Une autre manifestation tangible de cette mutation pouvait être repérée chez LVMH. SGNL développe une sorte de “smartwatch” qui utilise le corps comme unité de transmission d’appels téléphoniques; en pressant le lobe de l’oreille avec l’index, le corps humain joue le rôle de haut parleur. Une expérience impressionnante qui démontre que le design du quotidien peut générer des changements profonds en termes de communication ou de quantify-self. Un objet qui nous invite à repenser nos composants naturels : notre corps.
Expérience et achat (ou propriété) ne sont pas des ennemis. La conscience peut lier les deux.
En 2015, une étude d’Harris Group très reprise dans les médias déclaraient que 78% des ‘millennials’ préfèrent dépenser pour des expériences plutôt que de possèder des biens. Mais paradoxalement, toutes les dernières études expliquent que des marques comme Cartier ou Tiffany & Co sont hyper populaires chez les plus jeunes. Encore plus intrigant : De Beers a constaté un accroissement de la popularité des diamands (une demande qui dépasse les 40 milliards de dollars pour la première fois aux Etats-Unis). Les produits de luxe ne sont en fait pas en compétition avec les services per se. Les clients achètent des produits de luxe en conscience :
- la réalisation du travail requis pour créer de la joaillerie
- la prise de conscience du parcours que les matières premières doivent prendre jusqu’aux produits finaux
- le sens d’un objet de luxe ou son but
Même les parfums essaient de mélanger expérience et “propriété” : une entreprise comme Paperscent essaie de proposer un carnet de touches digitalisé, connecté, qui essaie de rendre le parcours de découverte d’un parfum en véritable action divertissante et surprenante pour le client. On est loin du testeur bien fade…

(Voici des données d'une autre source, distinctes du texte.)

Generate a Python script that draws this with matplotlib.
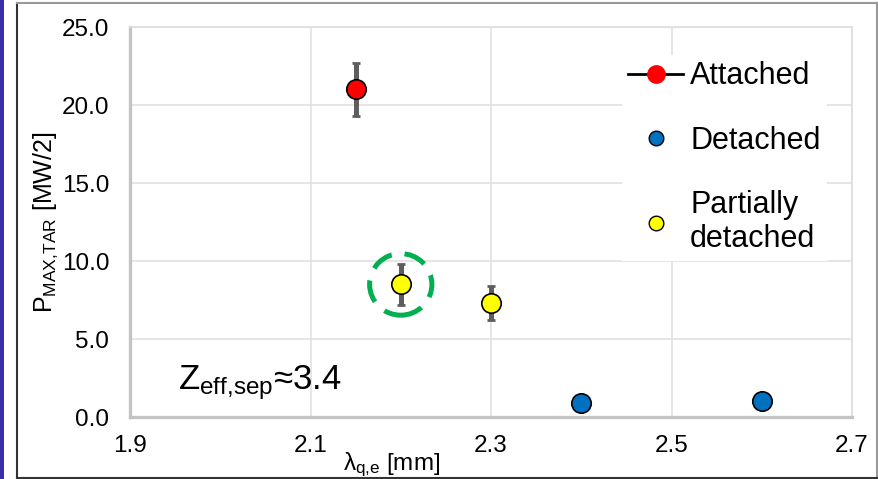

Passer le bâton est donc une obsession digitale pour les marques de luxe; il peut s’agir de faire passer une certaine idée de l’artisanat (et donc d’investir pour lui), d’ouvrir de nouvelles manières de développer un produit (charger les produits avec une certaine pertinenence culturelle). Ou de façon cynique, de déjà planifier le jour où les clients actuels mourront et que leurs héritiers auront le loisir d’apprécier – ou non – les biens laissés par les défunts.